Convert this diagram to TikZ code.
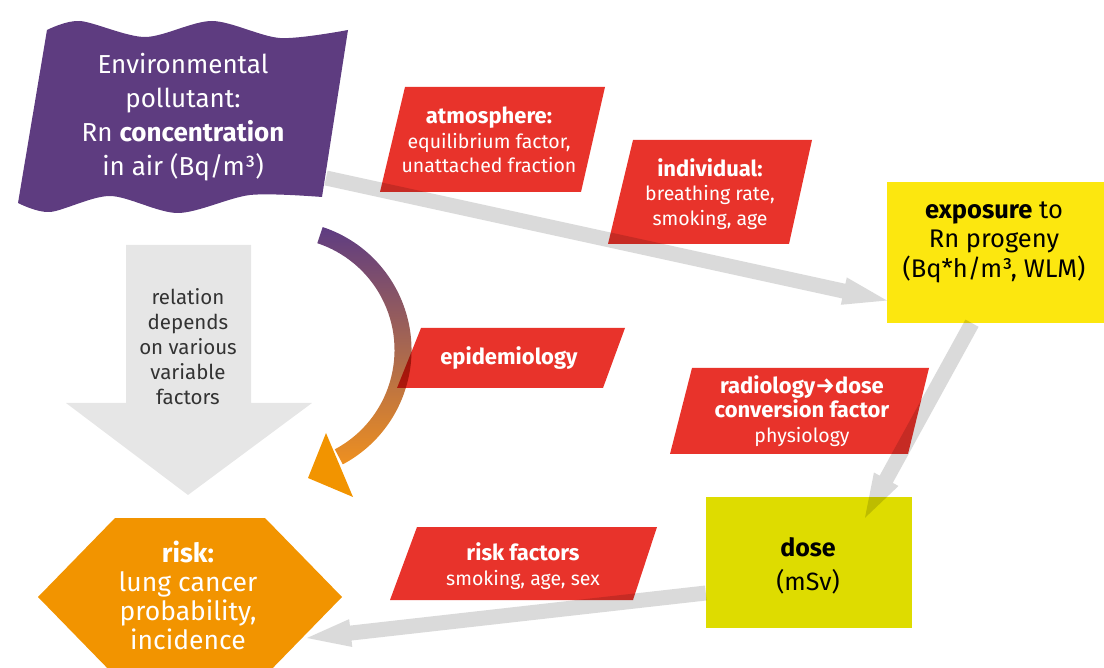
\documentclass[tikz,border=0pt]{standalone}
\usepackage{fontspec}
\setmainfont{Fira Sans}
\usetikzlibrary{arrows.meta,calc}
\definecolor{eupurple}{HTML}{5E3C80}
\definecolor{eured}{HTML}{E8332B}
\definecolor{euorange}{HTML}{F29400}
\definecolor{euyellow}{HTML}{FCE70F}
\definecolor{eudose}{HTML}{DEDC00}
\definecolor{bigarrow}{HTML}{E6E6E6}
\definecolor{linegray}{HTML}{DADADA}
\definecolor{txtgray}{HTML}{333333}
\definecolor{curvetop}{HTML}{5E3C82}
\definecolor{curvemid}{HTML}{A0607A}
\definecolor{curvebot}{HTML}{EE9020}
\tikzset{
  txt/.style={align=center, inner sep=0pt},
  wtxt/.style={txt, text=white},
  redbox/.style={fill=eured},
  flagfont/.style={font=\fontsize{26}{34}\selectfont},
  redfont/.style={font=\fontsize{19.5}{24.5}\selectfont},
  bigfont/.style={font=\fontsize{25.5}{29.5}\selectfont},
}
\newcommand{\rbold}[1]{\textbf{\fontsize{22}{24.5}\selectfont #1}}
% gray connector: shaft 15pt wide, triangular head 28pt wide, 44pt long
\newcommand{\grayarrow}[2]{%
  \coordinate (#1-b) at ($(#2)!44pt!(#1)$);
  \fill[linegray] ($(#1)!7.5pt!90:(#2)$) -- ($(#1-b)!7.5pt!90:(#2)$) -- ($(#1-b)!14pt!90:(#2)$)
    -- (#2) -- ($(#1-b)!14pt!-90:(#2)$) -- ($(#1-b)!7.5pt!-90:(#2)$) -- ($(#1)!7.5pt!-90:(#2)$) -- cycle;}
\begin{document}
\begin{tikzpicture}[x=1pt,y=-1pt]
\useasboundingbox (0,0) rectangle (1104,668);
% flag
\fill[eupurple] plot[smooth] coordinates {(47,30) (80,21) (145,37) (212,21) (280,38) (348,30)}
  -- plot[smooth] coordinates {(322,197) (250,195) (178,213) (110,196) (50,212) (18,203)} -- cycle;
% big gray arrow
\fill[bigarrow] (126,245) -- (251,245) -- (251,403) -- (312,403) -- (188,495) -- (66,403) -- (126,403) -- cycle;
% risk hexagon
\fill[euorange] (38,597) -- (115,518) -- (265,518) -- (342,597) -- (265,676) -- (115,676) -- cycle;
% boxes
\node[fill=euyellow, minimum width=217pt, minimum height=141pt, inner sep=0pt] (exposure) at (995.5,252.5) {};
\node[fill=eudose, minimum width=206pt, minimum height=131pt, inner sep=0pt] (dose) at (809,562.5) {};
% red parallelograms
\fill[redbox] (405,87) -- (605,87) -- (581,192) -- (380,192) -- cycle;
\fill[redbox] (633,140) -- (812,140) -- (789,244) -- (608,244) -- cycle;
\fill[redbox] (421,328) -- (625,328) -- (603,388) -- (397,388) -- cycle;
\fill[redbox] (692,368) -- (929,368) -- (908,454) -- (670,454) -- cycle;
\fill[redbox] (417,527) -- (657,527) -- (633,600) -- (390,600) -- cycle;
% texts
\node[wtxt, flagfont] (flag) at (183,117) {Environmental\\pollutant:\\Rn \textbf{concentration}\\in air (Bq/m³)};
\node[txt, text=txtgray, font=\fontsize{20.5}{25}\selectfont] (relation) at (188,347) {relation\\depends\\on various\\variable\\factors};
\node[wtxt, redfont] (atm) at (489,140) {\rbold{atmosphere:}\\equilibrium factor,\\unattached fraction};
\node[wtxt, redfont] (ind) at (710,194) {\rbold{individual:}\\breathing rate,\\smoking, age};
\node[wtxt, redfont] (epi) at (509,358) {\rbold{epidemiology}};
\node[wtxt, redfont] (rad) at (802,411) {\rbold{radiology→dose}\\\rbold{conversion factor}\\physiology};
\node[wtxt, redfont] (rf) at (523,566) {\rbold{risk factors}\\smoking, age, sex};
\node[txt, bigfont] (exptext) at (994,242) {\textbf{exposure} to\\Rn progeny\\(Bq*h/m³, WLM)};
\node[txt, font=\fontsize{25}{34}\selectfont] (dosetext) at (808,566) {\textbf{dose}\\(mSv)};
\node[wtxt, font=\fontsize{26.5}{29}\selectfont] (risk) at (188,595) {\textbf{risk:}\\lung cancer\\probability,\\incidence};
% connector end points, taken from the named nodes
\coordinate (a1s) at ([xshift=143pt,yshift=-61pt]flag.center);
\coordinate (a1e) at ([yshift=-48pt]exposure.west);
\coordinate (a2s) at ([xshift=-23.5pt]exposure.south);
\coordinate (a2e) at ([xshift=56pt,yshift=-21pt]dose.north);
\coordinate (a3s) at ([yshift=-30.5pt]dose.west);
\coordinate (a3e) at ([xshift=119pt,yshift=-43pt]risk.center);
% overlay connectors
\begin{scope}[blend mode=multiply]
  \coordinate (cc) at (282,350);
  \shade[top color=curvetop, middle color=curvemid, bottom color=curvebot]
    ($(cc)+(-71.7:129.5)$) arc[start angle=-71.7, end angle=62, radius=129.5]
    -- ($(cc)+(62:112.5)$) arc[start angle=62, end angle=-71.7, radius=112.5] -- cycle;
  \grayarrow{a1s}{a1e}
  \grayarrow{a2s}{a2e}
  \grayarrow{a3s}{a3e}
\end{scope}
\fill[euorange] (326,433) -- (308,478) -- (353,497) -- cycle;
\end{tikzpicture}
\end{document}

• **SET TASK**
Omit every picture, then repeat the remaining data exactly as it appears above.

• **RESULT**
Convert this diagram to TikZ code.
\documentclass[tikz,border=0pt]{standalone}
\usepackage{fontspec}
\setmainfont{Fira Sans}
\usetikzlibrary{arrows.meta,calc}
\definecolor{eupurple}{HTML}{5E3C80}
\definecolor{eured}{HTML}{E8332B}
\definecolor{euorange}{HTML}{F29400}
\definecolor{euyellow}{HTML}{FCE70F}
\definecolor{eudose}{HTML}{DEDC00}
\definecolor{bigarrow}{HTML}{E6E6E6}
\definecolor{linegray}{HTML}{DADADA}
\definecolor{txtgray}{HTML}{333333}
\definecolor{curvetop}{HTML}{5E3C82}
\definecolor{curvemid}{HTML}{A0607A}
\definecolor{curvebot}{HTML}{EE9020}
\tikzset{
  txt/.style={align=center, inner sep=0pt},
  wtxt/.style={txt, text=white},
  redbox/.style={fill=eured},
  flagfont/.style={font=\fontsize{26}{34}\selectfont},
  redfont/.style={font=\fontsize{19.5}{24.5}\selectfont},
  bigfont/.style={font=\fontsize{25.5}{29.5}\selectfont},
}
\newcommand{\rbold}[1]{\textbf{\fontsize{22}{24.5}\selectfont #1}}
% gray connector: shaft 15pt wide, triangular head 28pt wide, 44pt long
\newcommand{\grayarrow}[2]{%
  \coordinate (#1-b) at ($(#2)!44pt!(#1)$);
  \fill[linegray] ($(#1)!7.5pt!90:(#2)$) -- ($(#1-b)!7.5pt!90:(#2)$) -- ($(#1-b)!14pt!90:(#2)$)
    -- (#2) -- ($(#1-b)!14pt!-90:(#2)$) -- ($(#1-b)!7.5pt!-90:(#2)$) -- ($(#1)!7.5pt!-90:(#2)$) -- cycle;}
\begin{document}
\begin{tikzpicture}[x=1pt,y=-1pt]
\useasboundingbox (0,0) rectangle (1104,668);
% flag
\fill[eupurple] plot[smooth] coordinates {(47,30) (80,21) (145,37) (212,21) (280,38) (348,30)}
  -- plot[smooth] coordinates {(322,197) (250,195) (178,213) (110,196) (50,212) (18,203)} -- cycle;
% big gray arrow
\fill[bigarrow] (126,245) -- (251,245) -- (251,403) -- (312,403) -- (188,495) -- (66,403) -- (126,403) -- cycle;
% risk hexagon
\fill[euorange] (38,597) -- (115,518) -- (265,518) -- (342,597) -- (265,676) -- (115,676) -- cycle;
% boxes
\node[fill=euyellow, minimum width=217pt, minimum height=141pt, inner sep=0pt] (exposure) at (995.5,252.5) {};
\node[fill=eudose, minimum width=206pt, minimum height=131pt, inner sep=0pt] (dose) at (809,562.5) {};
% red parallelograms
\fill[redbox] (405,87) -- (605,87) -- (581,192) -- (380,192) -- cycle;
\fill[redbox] (633,140) -- (812,140) -- (789,244) -- (608,244) -- cycle;
\fill[redbox] (421,328) -- (625,328) -- (603,388) -- (397,388) -- cycle;
\fill[redbox] (692,368) -- (929,368) -- (908,454) -- (670,454) -- cycle;
\fill[redbox] (417,527) -- (657,527) -- (633,600) -- (390,600) -- cycle;
% texts
\node[wtxt, flagfont] (flag) at (183,117) {Environmental\\pollutant:\\Rn \textbf{concentration}\\in air (Bq/m³)};
\node[txt, text=txtgray, font=\fontsize{20.5}{25}\selectfont] (relation) at (188,347) {relation\\depends\\on various\\variable\\factors};
\node[wtxt, redfont] (atm) at (489,140) {\rbold{atmosphere:}\\equilibrium factor,\\unattached fraction};
\node[wtxt, redfont] (ind) at (710,194) {\rbold{individual:}\\breathing rate,\\smoking, age};
\node[wtxt, redfont] (epi) at (509,358) {\rbold{epidemiology}};
\node[wtxt, redfont] (rad) at (802,411) {\rbold{radiology→dose}\\\rbold{conversion factor}\\physiology};
\node[wtxt, redfont] (rf) at (523,566) {\rbold{risk factors}\\smoking, age, sex};
\node[txt, bigfont] (exptext) at (994,242) {\textbf{exposure} to\\Rn progeny\\(Bq*h/m³, WLM)};
\node[txt, font=\fontsize{25}{34}\selectfont] (dosetext) at (808,566) {\textbf{dose}\\(mSv)};
\node[wtxt, font=\fontsize{26.5}{29}\selectfont] (risk) at (188,595) {\textbf{risk:}\\lung cancer\\probability,\\incidence};
% connector end points, taken from the named nodes
\coordinate (a1s) at ([xshift=143pt,yshift=-61pt]flag.center);
\coordinate (a1e) at ([yshift=-48pt]exposure.west);
\coordinate (a2s) at ([xshift=-23.5pt]exposure.south);
\coordinate (a2e) at ([xshift=56pt,yshift=-21pt]dose.north);
\coordinate (a3s) at ([yshift=-30.5pt]dose.west);
\coordinate (a3e) at ([xshift=119pt,yshift=-43pt]risk.center);
% overlay connectors
\begin{scope}[blend mode=multiply]
  \coordinate (cc) at (282,350);
  \shade[top color=curvetop, middle color=curvemid, bottom color=curvebot]
    ($(cc)+(-71.7:129.5)$) arc[start angle=-71.7, end angle=62, radius=129.5]
    -- ($(cc)+(62:112.5)$) arc[start angle=62, end angle=-71.7, radius=112.5] -- cycle;
  \grayarrow{a1s}{a1e}
  \grayarrow{a2s}{a2e}
  \grayarrow{a3s}{a3e}
\end{scope}
\fill[euorange] (326,433) -- (308,478) -- (353,497) -- cycle;
\end{tikzpicture}
\end{document}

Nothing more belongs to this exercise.